LOS ANGELES (Variety.com) - What a strange trip it was for "True Blood," a series that began with enormous promise, began to drunkenly stagger as if it was imbibing something more mood-altering than blood, and finally lurched back toward a measure of sobriety in the home stretch of its seventh season. Still, Sunday's series finale (and SPOILER ALERT if you haven't watched) -- despite some poignant moments -- was simply too little, too late to redeem a show that frequently managed to feel absurd even for those who once happily believed in a world filled with vampires, werewolves, shape shifters, faeries and demons.

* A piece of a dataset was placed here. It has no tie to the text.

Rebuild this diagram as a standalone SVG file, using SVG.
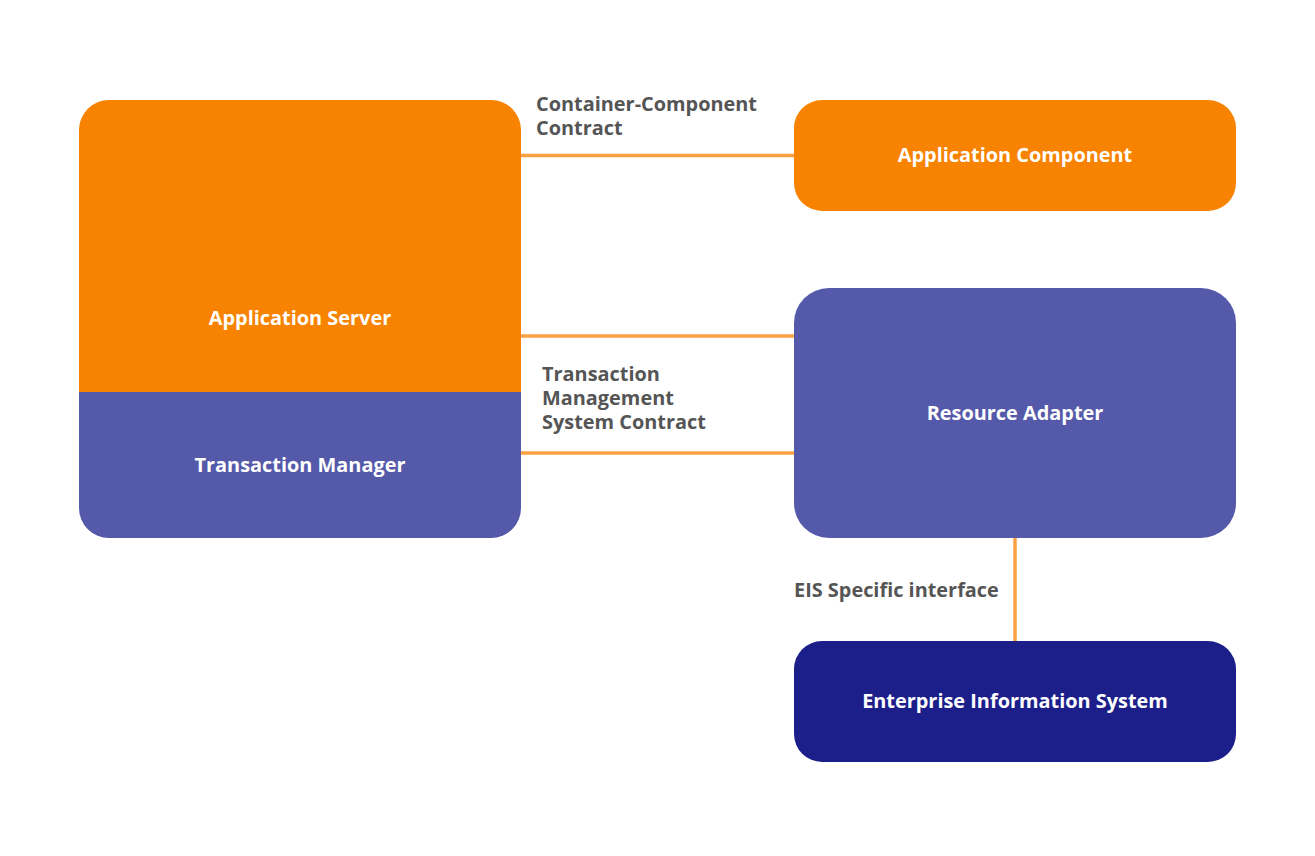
<svg xmlns="http://www.w3.org/2000/svg" width="1315" height="856" viewBox="0 0 1315 856">
<style>
.t{font-family:"Open Sans","Liberation Sans",sans-serif;font-weight:700;font-size:19.9px;fill:#ffffff;text-anchor:middle;dominant-baseline:central}
.l{font-family:"Open Sans","Liberation Sans",sans-serif;font-weight:700;font-size:19.9px;fill:#555555}
.c{stroke:#FAA041;stroke-width:3.5;fill:none}
</style>
<rect width="1315" height="856" fill="#ffffff"/>
<g id="connectors">
<line class="c" x1="521" y1="155.5" x2="794" y2="155.5"/>
<line class="c" x1="521" y1="336" x2="794" y2="336"/>
<line class="c" x1="521" y1="453" x2="794" y2="453"/>
<line class="c" x1="1015" y1="538" x2="1015" y2="643"/>
<text class="l" x="536" y="111">Container-Component</text>
<text class="l" x="536" y="135">Contract</text>
<text class="l" x="542" y="381">Transaction</text>
<text class="l" x="542" y="405">Management</text>
<text class="l" x="542" y="429">System Contract</text>
<text class="l" x="794" y="597">EIS Specific interface</text>
</g>
<g id="application-server">
<path d="M79,392 V130 A30,30 0 0 1 109,100 H491 A30,30 0 0 1 521,130 V392 Z" fill="#F88300"/>
<text class="t" x="300" y="317">Application Server</text>
</g>
<g id="transaction-manager">
<path d="M79,392 H521 V508 A30,30 0 0 1 491,538 H109 A30,30 0 0 1 79,508 Z" fill="#5559A9"/>
<text class="t" x="300" y="464">Transaction Manager</text>
</g>
<g id="application-component">
<rect x="794" y="100" width="442" height="111" rx="28" fill="#F88300"/>
<text class="t" x="1015" y="154">Application Component</text>
</g>
<g id="resource-adapter">
<rect x="794" y="288" width="442" height="250" rx="35" fill="#5559A9"/>
<text class="t" x="1015" y="412">Resource Adapter</text>
</g>
<g id="eis">
<rect x="794" y="641" width="442" height="121" rx="28" fill="#1C1F8A"/>
<text class="t" x="1015" y="700">Enterprise Information System</text>
</g>
</svg>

Before settling into a focus on wrapping things up where the program began -- with the telepathic Sookie (Anna Paquin) and her seriously complicated relationship with vampire beau Bill (Stephen Moyer) -- "True Blood" spent too much time throughout the season dealing with peripheral characters, occasionally killing one here or there, without yielding much of an emotional payday. Nor did it really make sense to elevate Anna Camp's Sarah to become such a centerpiece of the plot, with her blood representing the salvation to a vampire plague.
Credit Brian Buckner and Scott Winant -- who wrote and directed the finale, respectively -- for deftly flipping "happily ever after" on its head, with Bill having chosen to die rather than condemn Sookie to a dead-end life with a vampire. The producers built to that in previous episodes with flashbacks about Bill, setting the stage for his noble sacrifice.
Coming back to them felt right, in a way the series hadn't in quite some time. They always represented the show's center, even with Sookie's veritable smorgasbord of supernatural suitors along the way and Bill's detour into something resembling vampire godhood.